Asian Music and Dance


Sunlight streams through the two-storey-high windows onto the Olympic-size swimming pool. Floating shapes like oversized water lilies sit atop the calm surface. A young woman walks along the pool, as if searching for something. The eye is drawn to movement in the water and a poolside stage hosting musicians. A swimming pool, dance and live music – not the most obvious combination. In drawing together seemingly disparate elements, Synchronised offered a fabulous spectacle, adding elite synchronised swimming to the movement mix with kathak and contemporary dance. 
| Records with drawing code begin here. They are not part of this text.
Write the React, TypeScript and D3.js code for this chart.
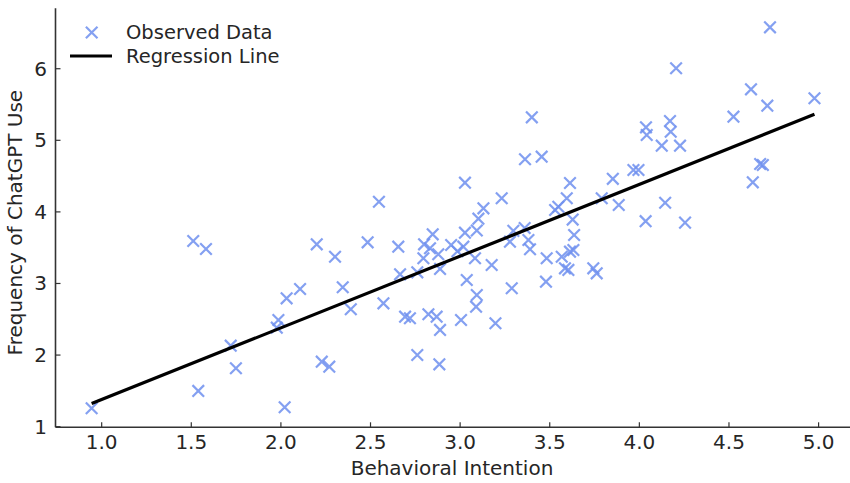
import React, { useEffect, useRef } from 'react';
import * as d3 from 'd3';

// observed data (behavioral intention vs. frequency of ChatGPT use)
const intention = [
  0.944, 1.511, 1.582, 1.539, 1.72, 1.749, 1.986, 1.977, 2.021, 2.032,
  2.107, 2.2, 2.302, 2.228, 2.27, 2.345, 2.39, 2.484, 2.547, 2.572,
  2.655, 2.665, 2.693, 2.72, 2.761, 2.761, 2.799, 2.847, 2.832, 2.795,
  2.878, 2.888, 2.823, 2.869, 2.888, 2.884, 2.95, 3.018, 3.027, 3.093,
  3.102, 3.13, 3.232, 3.027, 3.083, 3.176, 3.037, 3.093, 3.089, 3.005,
  3.197, 3.288, 3.479, 3.297, 3.278, 3.36, 3.381, 3.39, 3.362, 3.455,
  3.4, 3.483, 3.53, 3.548, 3.595, 3.613, 3.628, 3.636, 3.567, 3.613,
  3.632, 3.585, 3.604, 3.743, 3.762, 3.79, 3.852, 3.885, 3.967, 3.995,
  4.035, 4.037, 4.041, 4.125, 4.144, 4.171, 4.175, 4.205, 4.227, 4.255,
  4.525, 4.623, 4.633, 4.674, 4.689, 4.714, 4.729, 4.977, 2.985,
];
const frequency = [
  1.257, 3.594, 3.482, 1.499, 2.131, 1.816, 2.49, 2.383, 1.271, 2.793,
  2.923, 3.547, 3.374, 1.908, 1.838, 2.947, 2.64, 3.575, 4.142, 2.723,
  3.514, 3.128, 2.536, 2.514, 3.156, 2.001, 3.547, 3.687, 3.492, 3.352,
  3.408, 3.203, 2.57, 2.536, 2.351, 1.871, 3.538, 3.514, 3.71, 3.74,
  3.905, 4.05, 4.19, 4.408, 3.352, 3.258, 3.049, 2.839, 2.676, 2.49,
  2.444, 2.933, 3.025, 3.735, 3.584, 3.775, 3.608, 3.478, 4.735, 4.771,
  5.321, 3.352, 4.026, 4.072, 4.19, 4.404, 3.893, 3.677, 3.374, 3.444,
  3.468, 3.212, 3.189, 3.212, 3.142, 4.19, 4.462, 4.096, 4.585, 4.585,
  3.87, 5.181, 5.074, 4.925, 4.128, 5.27, 5.12, 6.006, 4.925, 3.85,
  5.33, 5.712, 4.413, 4.669, 4.655, 5.484, 6.578, 5.587, 3.45,
];

// fitted regression
const slope = 1.002;
const intercept = 0.376;

const xTicks = [1.0, 1.5, 2.0, 2.5, 3.0, 3.5, 4.0, 4.5, 5.0];
const yTicks = [1, 2, 3, 4, 5, 6];

const W = 850;
const H = 483;
const FONT = 'DejaVu Sans, sans-serif';
const TEXT = '#262626';
const MARK = '#6f8fef';

export default function App() {
  const svgRef = useRef<SVGSVGElement>(null);

  useEffect(() => {
    const svg = d3.select(svgRef.current);
    svg.selectAll('*').remove();

    const data = intention.map((x, i) => ({ x, y: frequency[i] }));

    // matplotlib style 5% margins
    const [x0, x1] = d3.extent(intention) as [number, number];
    const [y0, y1] = d3.extent(frequency) as [number, number];
    const px = (x1 - x0) * 0.05;
    const py = (y1 - y0) * 0.05;

    const x = d3.scaleLinear().domain([x0 - px, x1 + px]).range([55.5, 850.6]);
    const y = d3.scaleLinear().domain([y0 - py, y1 + py]).range([427.3, 8.3]);

    const g = svg.append('g');

    // spines (left + bottom only)
    g.append('line')
      .attr('x1', x.range()[0]).attr('x2', x.range()[0])
      .attr('y1', y.range()[0]).attr('y2', y.range()[1])
      .attr('stroke', '#333').attr('stroke-width', 1.6);
    g.append('line')
      .attr('x1', x.range()[0]).attr('x2', x.range()[1])
      .attr('y1', y.range()[0]).attr('y2', y.range()[0])
      .attr('stroke', '#333').attr('stroke-width', 1.6);

    // x ticks (pointing in)
    xTicks.forEach((t) => {
      g.append('line')
        .attr('x1', x(t)).attr('x2', x(t))
        .attr('y1', y.range()[0]).attr('y2', y.range()[0] - 5)
        .attr('stroke', '#333').attr('stroke-width', 1.2);
      g.append('text')
        .attr('x', x(t)).attr('y', 449)
        .attr('text-anchor', 'middle')
        .attr('font-family', FONT).attr('font-size', 20)
        .attr('fill', TEXT)
        .text(t.toFixed(1));
    });

    // y ticks
    yTicks.forEach((t) => {
      g.append('line')
        .attr('x1', x.range()[0]).attr('x2', x.range()[0] + 5)
        .attr('y1', y(t)).attr('y2', y(t))
        .attr('stroke', '#333').attr('stroke-width', 1.2);
      g.append('text')
        .attr('x', 47).attr('y', y(t) + 7)
        .attr('text-anchor', 'end')
        .attr('font-family', FONT).attr('font-size', 20)
        .attr('fill', TEXT)
        .text(t);
    });

    // axis labels
    g.append('text')
      .attr('x', 452).attr('y', 475)
      .attr('text-anchor', 'middle')
      .attr('font-family', FONT).attr('font-size', 20)
      .attr('fill', TEXT)
      .text('Behavioral Intention');
    g.append('text')
      .attr('transform', `translate(22,${y(3.85)}) rotate(-90)`)
      .attr('text-anchor', 'middle')
      .attr('font-family', FONT).attr('font-size', 20)
      .attr('fill', TEXT)
      .text('Frequency of ChatGPT Use');

    // observed points as x markers
    const s = 5.8;
    const crossPath = `M${-s},${-s}L${s},${s}M${-s},${s}L${s},${-s}`;
    g.append('g')
      .selectAll('path')
      .data(data)
      .enter()
      .append('path')
      .attr('transform', (d) => `translate(${x(d.x)},${y(d.y)})`)
      .attr('d', crossPath)
      .attr('stroke', MARK)
      .attr('stroke-width', 2.2)
      .attr('stroke-opacity', 0.85)
      .attr('fill', 'none');

    // regression line across the observed range
    const line = d3.line<number>()
      .x((d) => x(d))
      .y((d) => y(intercept + slope * d));
    g.append('path')
      .attr('d', line([x0, x1]))
      .attr('stroke', '#000')
      .attr('stroke-width', 3.2)
      .attr('fill', 'none');

    // legend
    const leg = g.append('g');
    leg.append('path')
      .attr('transform', 'translate(91.7,32.5)')
      .attr('d', crossPath)
      .attr('stroke', MARK)
      .attr('stroke-width', 2.2)
      .attr('stroke-opacity', 0.85)
      .attr('fill', 'none');
    leg.append('text')
      .attr('x', 126).attr('y', 39)
      .attr('font-family', FONT).attr('font-size', 19.5)
      .attr('fill', TEXT)
      .text('Observed Data');
    leg.append('line')
      .attr('x1', 70).attr('x2', 112)
      .attr('y1', 56).attr('y2', 56)
      .attr('stroke', '#000').attr('stroke-width', 3.2);
    leg.append('text')
      .attr('x', 126).attr('y', 63)
      .attr('font-family', FONT).attr('font-size', 19.5)
      .attr('fill', TEXT)
      .text('Regression Line');
  }, []);

  return (
    <svg
      ref={svgRef}
      width={W}
      height={H}
      style={{ position: 'absolute', left: 0, top: 0, background: '#fff' }}
    />
  );
}
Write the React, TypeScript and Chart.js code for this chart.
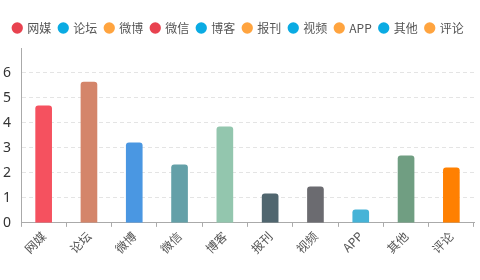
import React, { useEffect, useRef } from "react";
import { Chart, registerables } from "chart.js";

Chart.register(...registerables);

const categories = ["网媒", "论坛", "微博", "微信", "博客", "报刊", "视频", "APP", "其他", "评论"];
const values = [4.68, 5.64, 3.2, 2.32, 3.84, 1.16, 1.44, 0.52, 2.68, 2.2];
const barColors = ["#f5515f", "#d4856a", "#4a97e2", "#64a0a8", "#93c6ae", "#50666f", "#6b6b70", "#46b3d7", "#709e82", "#ff8001"];
const legendColors = ["#e8424f", "#0aabe3", "#ffa43f", "#e8424f", "#0aabe3", "#ffa43f", "#0aabe3", "#ffa43f", "#0aabe3", "#ffa43f"];
const yTicks = [0, 1, 2, 3, 4, 5, 6];

const legendSpacer = {
  id: "legendSpacer",
  afterInit(chart: any) {
    const legend = chart.legend;
    if (!legend) return;
    const orig = legend.fit;
    legend.fit = function () {
      orig.call(this);
      this.height += 4;
    };
  },
};

export default function App() {
  const ref = useRef<HTMLCanvasElement | null>(null);
  useEffect(() => {
    document.body.style.margin = "0";
    const canvas = ref.current;
    if (!canvas) return;
    const chart = new Chart(canvas, {
      type: "bar",
      data: {
        labels: categories,
        datasets: [
          {
            data: values,
            backgroundColor: barColors,
            barThickness: 16,
            borderRadius: 3,
          },
        ],
      },
      plugins: [legendSpacer],
      options: {
        responsive: false,
        animation: false,
        layout: { padding: { top: 14, left: 3, right: 6, bottom: 22 } },
        plugins: {
          tooltip: { enabled: false },
          legend: {
            display: true,
            position: "top",
            onClick: () => {},
            labels: {
              usePointStyle: true,
              boxWidth: 8,
              boxHeight: 8,
              padding: 8,
              color: "#555",
              font: { size: 12, family: "'Noto Sans CJK SC', sans-serif" },
              generateLabels: () =>
                categories.map((c, i) => ({
                  text: c,
                  fillStyle: legendColors[i],
                  strokeStyle: legendColors[i],
                  lineWidth: 0,
                  pointStyle: "circle",
                  fontColor: "#555",
                  hidden: false,
                  datasetIndex: 0,
                  index: i,
                })),
            },
          },
        },
        scales: {
          x: {
            type: "category",
            afterFit: (scale: any) => {
              scale.paddingLeft = 0;
              scale.paddingRight = 0;
            },
            grid: {
              display: true,
              drawOnChartArea: false,
              offset: true,
              tickLength: 4,
              color: "#aaa",
            },
            border: { color: "#aaa" },
            ticks: {
              maxRotation: 45,
              minRotation: 45,
              padding: 2,
              color: "#555",
              font: { size: 12, family: "'Noto Sans CJK SC', sans-serif" },
            },
          },
          y: {
            min: 0,
            max: 7,
            afterBuildTicks: (axis: any) => {
              axis.ticks = yTicks.map((v) => ({ value: v }));
            },
            afterFit: (scale: any) => {
              scale.width = 18;
            },
            grid: {
              drawTicks: false,
              color: "#e4e4e4",
            },
            border: { color: "#aaa", dash: [4, 3] },
            ticks: {
              padding: 10,
              color: "#333",
              font: { size: 14, family: "'Noto Sans', sans-serif" },
            },
          },
        },
      },
    });
    return () => chart.destroy();
  }, []);
  return (
    <div style={{ width: 480, height: 280 }}>
      <canvas ref={ref} width={480} height={280} />
    </div>
  );
}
Choreographer Balbir Singh collaborated with synchronised swimmer Heba Abdel-Gawad and composer Jesse Bannister to create a unique fantastical vision. Commissioned by imove in Yorkshire for the London 2012 Olympic Games Cultural Olympiad, the show premièred with a large cast of 100 while the current production touring to local swimming pools hosts a smaller cast. Inviting us on an aural and visual journey, Singh announces: “This is not a swimming pool for the next hour … it is all about you and your imagination.” 

Twelve episodes explore ideas around the theme of water such as iconic rivers and their associations: ‘On the Banks of the Ganges’, ‘Adrift on the Mississippi’ and ‘Into the Nile’. Quotations in the programme set out snippets of sacred and secular wisdom, citing religious texts, the swimmer Esther Williams and authors such as Mark Twain and J.R.R. Tolkien. Sections flowed into each other, a group of dancers would manifest mysteriously in the pool, with three synchronised swimmers punctuating the vision with feats of athleticism and musicality at one end of the space. The eye is then drawn to a group of eight dancers standing in waist-high water, their unison kathak arm gestures ending with a percussive splash. Later, community dancers take the action poolside, echoing the water-borne movements of the core dance group. 

Water creatures provided a natural inspiration, seen in the undulating images of a long limbless creature in ‘Enter the Serpent’, while the ‘Sea Creatures at Play’ was full of tumbles, turns and dives, evoking childhood pool games accompanied by vocal harmonies. Different aspects of Hindu mythology inspired ‘Krishna and the Serpent Kaliya’, drawing on abhinaya portrayals of the well-known narrative to create a fantastical battle. A swimmer suddenly lifts up out of the water; the resulting ripples stir up a vortex. Dolphin dives create moments of suspense as the swimmers emerge in unexpected locations. One evocation of Krishna is seen on land, as Sooraj Subramaniam’s kathak footwork and turns, fluid arms and precision offer the artistry and technique of the classical form. 

Rich religious references are matched by popular ones. ‘Serpents of Hollywood’ recalls the athleticism of synchronised swimming with Busby Berkeley-inspired abstractions of moving bodies. Legs thrust up from the surface to spin in gravity-defying feats, merging into kaleidoscopic designs that emphasise the geometry of the body. Conceptual ideas are manifest in multiple ways as the production plays with dimensions of space. In the synchronised swimming section ‘Reflected’, mirror imagery multiplied the dynamism of attack where the accents of action in assisted back flips and leg kicks paralleled those of the music. Tradition and innovation, fluidity of water and gesture created a treasure of literal and metaphorical imagery as dancers swim and swimmers dance.

Jazzy saxophone riffs are joined by flute, piano, guitar, cello and mridangam to transport us to new places. Haunting melodies are countered by an upbeat country hoedown; complex drumming is contrasted by a flowing piano solo. We are taken on musical as well as movement journeys, with the rhythmic interplay of dancer and musician in ‘Splash’ focusing the digi-dah and ta ki ta at the core of kathak. As the sun sets lower, golden hues are added to the changing lights of blue and red designed by Michael Mannion. ‘Returning Home’ brought the spectacle full circle. A flute linked the elements, ending with virtuosic trills and the evocation of Krishna’s instrument through gesture. Dancers moved like reeds as they followed each other out of the water. Synchronised achieves a unique cohesion, evoking memories of seaside trips, childhood games and the transformative power of water and the imagination.